22 June 2025 to 3 July 2025
Sinaia, Romania
Europe/Bucharest timezone

Ion Beam Modification and Analysis in Contemporary Materials Research

24 Jun 2025, 09:00
55m
Sinaia, Romania

Sinaia, Romania

Hotel International**** 1st. Avram Iancu Street, Sinaia 106100, Romania

Speaker

Dr Stefan Facsko (Helmholtz-Zentrum Dresden-Rossendorf)

Description

The Ion Beam Center (IBC) at the Helmholtz-Zentrum Dresden-Rossendorf (HZDR) is a leading European user facility for both fundamental and application-oriented research in physics and materials science using ion beams. The IBC operates a comprehensive suite of accelerators, implanters, and low-energy machines, offering broad, focused, and highly charged ion beams across a wide energy range—from 25 eV to 50 MeV—and covering almost all stable elements. These facilities support a wide range of ion beam analysis (IBA) and ion beam modification techniques, made available free of charge to users from academia, while partnerships with industry are facilitated through the HZDR spin-off, HZDR Innovation GmbH. The IBC’s research portfolio focuses on modifying and analyzing novel materials for applications in information technology, electronics, and energy systems. Ion beams serve as a powerful, universal tool for surface and interface modification, enabling precise tuning of material properties at the nanoscale. A key strength of the IBC lies in its broad portfolio of IBA methods, which enable quantitative, often standard-free, compositional analysis and depth profiling of surface layers with sub-micrometer resolution. Techniques such as Rutherford Backscattering Spectrometry (RBS), Elastic Recoil Detection (ERD), and Proton Induced X-ray Emission (PIXE) are routinely employed to study ultra-shallow implantation profiles, interface inter-diffusion, diffusion barriers, and implantation-induced damage.
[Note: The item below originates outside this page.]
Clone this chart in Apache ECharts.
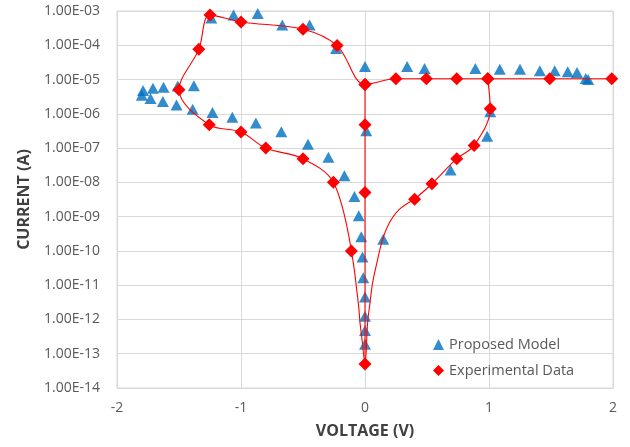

Recent instrumentation upgrades have extended the spatial resolution of IBA significantly: for example, by integrating IBA capabilities into a Helium Ion Microscope (HIM), where He or Ne beams can be focused to below 1 nm. In this setup, time-of-flight (TOF) detection in RBS mode has achieved lateral resolutions of 100 nm, and Secondary Ion Mass Spectrometry (SIMS) using Ne ions has pushed resolution even further, below 100 nm. These advances open new frontiers for high-resolution, spatially resolved materials characterization. This lecture will provide an overview of the current research activities and methodological developments at the IBC, with a particular focus on recent advances in ion beam analysis and modification for applications in surface engineering and emerging material systems such as 2D materials.